# NOOB Question...Eco Complete under regular gravel



## Clownloachlover (Apr 21, 2010)

I am setting up a 220 gallon tank and don't feel like spending my life savings on special substrate for my tank. I was thinking of putting say 1" of eco complete and then covering it with standard aquarium gravel...is there any benefit to this or am I just wasting money? this will be a relatively low tech set up...not planning CO2 at this point in time and my light fixture is a 8 bulb 39 watt per bulb T5HO fixture which I think would be considered a low to medium low lighting situation.


----------



## CRS Fan (Apr 21, 2010)

Hello.

You could do a cap on Eco Complete if you like. Or you could wait for someone to sell off some used substrate and just enhance it with new Eco Complete. I suggest something like Flourite Black, Flourite Black Sand, onyx sand, or more Eco Complete.

JMHO.

Best regards,

Stuart

Sent from Petguide.com Free App


----------



## Reckon (Jul 25, 2012)

CRS Fan said:


> Hello.
> 
> You could do a cap on Eco Complete if you like. Or you could wait for someone to sell off some used substrate and just enhance it with new Eco Complete. I suggest something like Flourite Black, Flourite Black Sand, onyx sand, or more Eco Complete.
> 
> ...


I agree with Stuart, Flourite is inert but will absorb and hold nutrients for when plants want to access it. Dosing with ferts or simply letting the fish do their thing will mean that eventually you'll have substrate that is nutritious for plants.

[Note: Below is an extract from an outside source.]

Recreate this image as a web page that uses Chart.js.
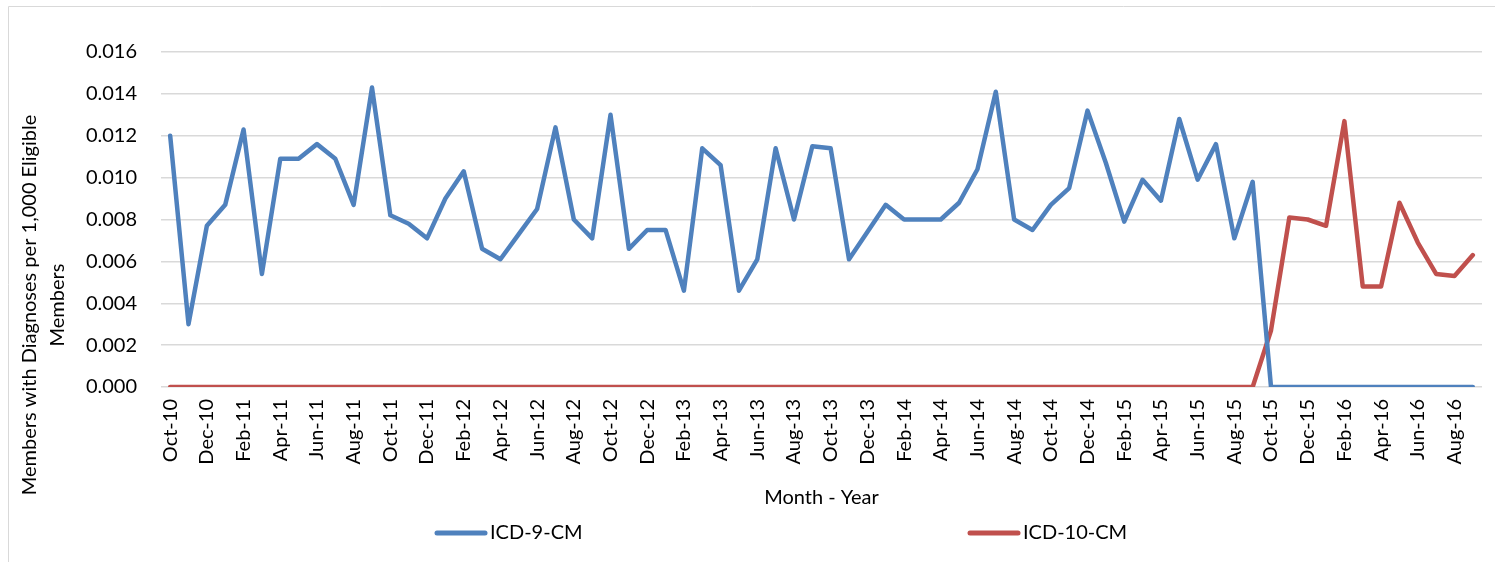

It's also quite cheap when compared to the other substrates that are already high in nutrients.


----------



## Clownloachlover (Apr 21, 2010)

well my issue is I have 5, 5 gallon buckets of good old regular gravel, which as you know does not really have a lot of nutrient value for live plants...I don't want to go out and spend a ton of money as I already have a stretched budget and 5 buckets of gravel. I thought I might go out and buy 3 or 4 bags of eco complete and use it as a base under my gravel a compared to several inches spread out over 12 square feet.


----------